I’ve released the first version of Bumblebee:
This is my attempt at creating a DeepSpeech electronjs app, and a websocket API for writing voice-controlled JavaScript apps.
The idea here is Bumblebee handles the troublesome stuff of installing and setting up DeepSpeech, handles the microphone, adds an “alexa” style hotword system (porcupine), and a text-to-speech system (mespeak). And together these systems can be treated as an always-available service that applications can use. No need to start and stop DeepSpeech as you’re writing an application - Bumblebee stays running in the background and your application communicates to it through a websocket API.
The API is very simple, as you can see in the hello world example:
I think the really nice thing about having a shared base system like this is I can write a small voice app in one single JavaScript file, and just share that file, and be able to run it on another computer without having to install a new instance of DeepSpeech for each app.

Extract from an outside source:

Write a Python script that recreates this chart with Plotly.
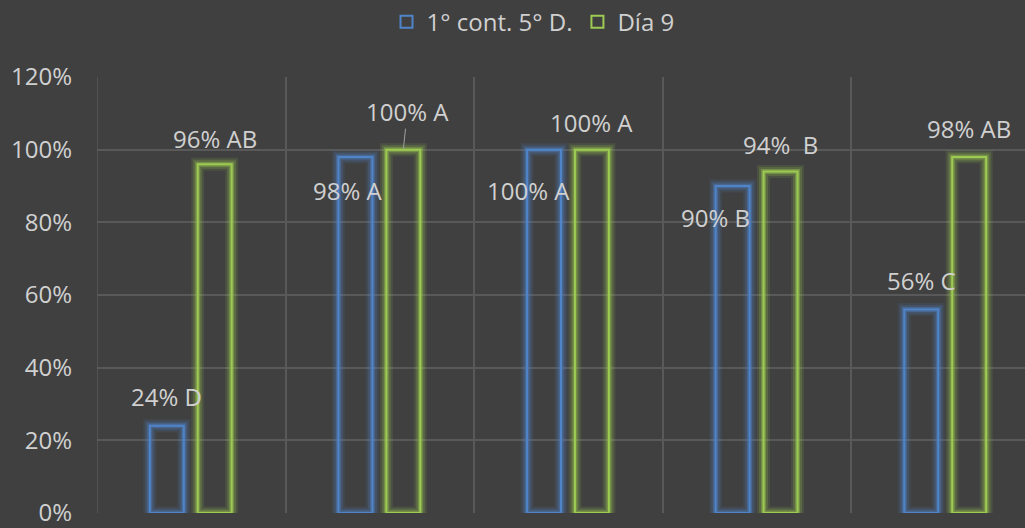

i don’t have any sophisticated NLP/intent parsing going on here and I’m only using the pretrained English models. This release was mainly just to get the base system working and running/installing correctly on Mac, Linux, and Windows.
I don’t have an exact roadmap of where this project goes from here, but I have a lot of ideas for applications that I want to write. I’m primarily interested in voice-controlling pretty much everything – my computer, things around my home, and to build voice-controlled web applications.
I’d appreciate feedback – do other people find use in an API like this that handles all the stt/tts/hotword stuff leaving you to focus on what you want your “voice app” to do?